NEW YORK (CNN/Money) -
Manufacturing growth slowed to the weakest pace in nearly two years in May, a survey of industry executives showed Wednesday, a sign the two-year-old industrial expansion could be running out of steam.
The report also pointed to far lower inflationary pressures at the nation's manufacturers, raising hopes on Wall Street that the Federal Reserve may soon pause or end its policy of raising interest rates at every meeting since June of 2004.
The Institute for Supply Management said its closely watched manufacturing index fell to 51.4 last month, down from 53.3 in April.
Any reading above 50 indicates growth in the sector, while a reading below that points to contraction. May was the 24th straight month of growth but was also the weakest reading since June 2003, when the current expansion in manufacturing was just getting started.
"While this represents the longest period of growth in the last 16 years, the data also indicates that the sector is losing momentum," Norbert Ore, chair of the ISM's Manufacturing Business Survey Committee, said in a statement. "The rate of growth in new orders continues to decline. The manufacturing sector is definitely slowing."
Economists surveyed by Briefing.com had forecast that the May index would come in at 52.0.
The group said the stronger dollar and high energy costs had become a drag on manufacturers. A stronger dollar makes U.S. goods more expensive to overseas buyers.
In its report, the group said its reading on employment fell to 48.8, ending 18 straight months of hiring growth in the sector. That shift comes ahead of Friday's closely watched May job report.
But the component showing the biggest drop was prices paid, which tumbled to 58.0 from 71.0 in April -- a sign that inflationary pressures were easing for manufacturers.
The percentage of those surveyed reporting paying higher prices fell to 32 percent from 52 percent in May, while those paying lower prices soared to 16 percent from 10 percent in April and only 5 percent in March.
The weaker-than-expected report and the lowered inflationary pressures fueled a big rally on Wall Street, as investors welcomed the prospect of a possible slowdown -- or pause -- in the Fed's rate hikes.
Stocks posted big gains and a bond market rally drove the yield on the 10-year Treasury down to 3.90 percent.

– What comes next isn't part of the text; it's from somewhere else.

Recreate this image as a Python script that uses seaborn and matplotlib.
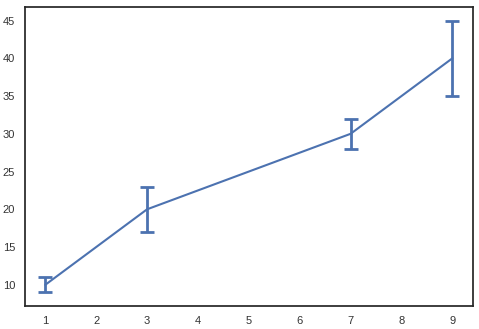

Bond prices and yields move in opposite directions.
"The market has been worried about inflation and it has been worried about the Fed and this relieves them on both fronts," Milton Ezrati, senior economic strategist, Lord Abbett & Co., told Reuters.
But even with a contraction in manufacturing on the horizon and lower inflationary pressure, at least one Fed watcher said it's too soon to say the Fed is near the end of its "measured" rate hikes.
"This idea that the Fed is close to done is very puzzling," said Greg Valliere of the Stanford Washington Research Group.
"We should have economic growth of more than 3 percent this quarter. I think the Fed is concerned about a possible housing bubble and about us getting close to full employment. I think this is one of the rare occasions were the market has it wrong."
May marked the 11th straight month the ISM manufacturing index has declined. If manufacturing starts to contract, that can have implications outside the industrial sector.
For example, the Fed, the nation's central bank, has never raised rates during Chairman Alan Greenspan's tenure when the ISM manufacturing index stood below 50.0.